Supplied data -

— begin —

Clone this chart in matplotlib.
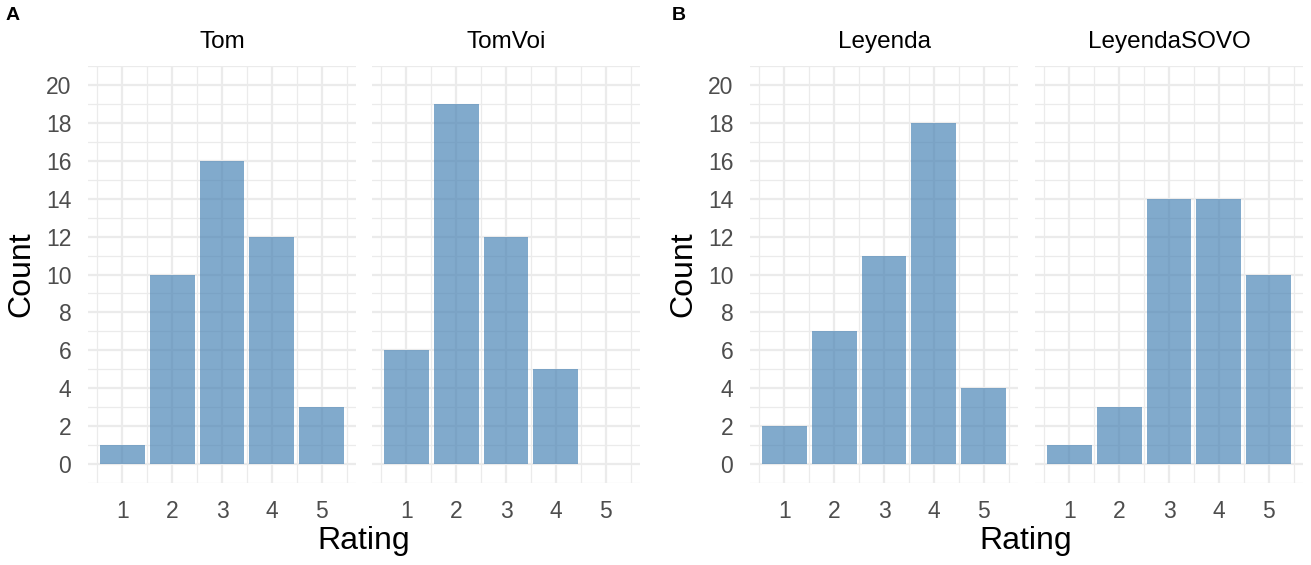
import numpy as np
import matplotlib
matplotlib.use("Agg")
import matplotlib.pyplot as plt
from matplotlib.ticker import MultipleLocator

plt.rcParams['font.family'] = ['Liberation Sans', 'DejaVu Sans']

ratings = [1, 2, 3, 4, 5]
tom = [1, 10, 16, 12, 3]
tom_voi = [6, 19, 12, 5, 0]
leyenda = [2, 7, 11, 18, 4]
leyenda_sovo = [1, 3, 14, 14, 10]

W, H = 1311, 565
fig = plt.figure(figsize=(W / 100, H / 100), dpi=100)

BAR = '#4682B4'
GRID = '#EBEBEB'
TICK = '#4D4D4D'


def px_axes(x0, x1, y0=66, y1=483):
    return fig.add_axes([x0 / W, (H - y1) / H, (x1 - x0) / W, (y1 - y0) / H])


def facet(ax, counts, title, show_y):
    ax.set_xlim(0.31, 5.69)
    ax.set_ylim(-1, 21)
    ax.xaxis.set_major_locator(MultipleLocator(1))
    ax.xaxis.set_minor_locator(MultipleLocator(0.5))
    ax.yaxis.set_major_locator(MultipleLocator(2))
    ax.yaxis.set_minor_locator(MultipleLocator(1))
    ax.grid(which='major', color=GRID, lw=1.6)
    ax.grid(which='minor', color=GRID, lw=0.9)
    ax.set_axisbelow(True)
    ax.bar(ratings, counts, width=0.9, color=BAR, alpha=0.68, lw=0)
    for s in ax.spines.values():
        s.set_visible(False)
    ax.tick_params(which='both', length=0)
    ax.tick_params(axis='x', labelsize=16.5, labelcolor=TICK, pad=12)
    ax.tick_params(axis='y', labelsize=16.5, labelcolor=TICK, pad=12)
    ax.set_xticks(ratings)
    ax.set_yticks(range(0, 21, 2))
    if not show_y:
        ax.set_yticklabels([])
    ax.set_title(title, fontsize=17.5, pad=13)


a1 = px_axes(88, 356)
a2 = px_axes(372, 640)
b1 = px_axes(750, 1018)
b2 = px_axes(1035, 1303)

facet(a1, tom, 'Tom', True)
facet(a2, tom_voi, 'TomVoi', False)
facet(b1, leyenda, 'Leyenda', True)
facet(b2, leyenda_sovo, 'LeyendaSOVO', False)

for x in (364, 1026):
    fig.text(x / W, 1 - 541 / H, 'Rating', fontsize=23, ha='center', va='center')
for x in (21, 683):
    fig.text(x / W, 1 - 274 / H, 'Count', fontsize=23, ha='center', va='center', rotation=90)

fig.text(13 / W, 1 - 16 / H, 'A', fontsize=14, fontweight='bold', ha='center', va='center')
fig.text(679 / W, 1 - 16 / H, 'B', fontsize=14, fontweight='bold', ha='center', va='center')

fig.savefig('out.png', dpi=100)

— end —

What is needed - Take the lines from the start of the material to the line with "plt.rcParams['font.family'] = ['Liberation", both included, and transcribe them exactly without the pictures.

Output below -
Clone this chart in matplotlib.
import numpy as np
import matplotlib
matplotlib.use("Agg")
import matplotlib.pyplot as plt
from matplotlib.ticker import MultipleLocator

plt.rcParams['font.family'] = ['Liberation Sans', 'DejaVu Sans']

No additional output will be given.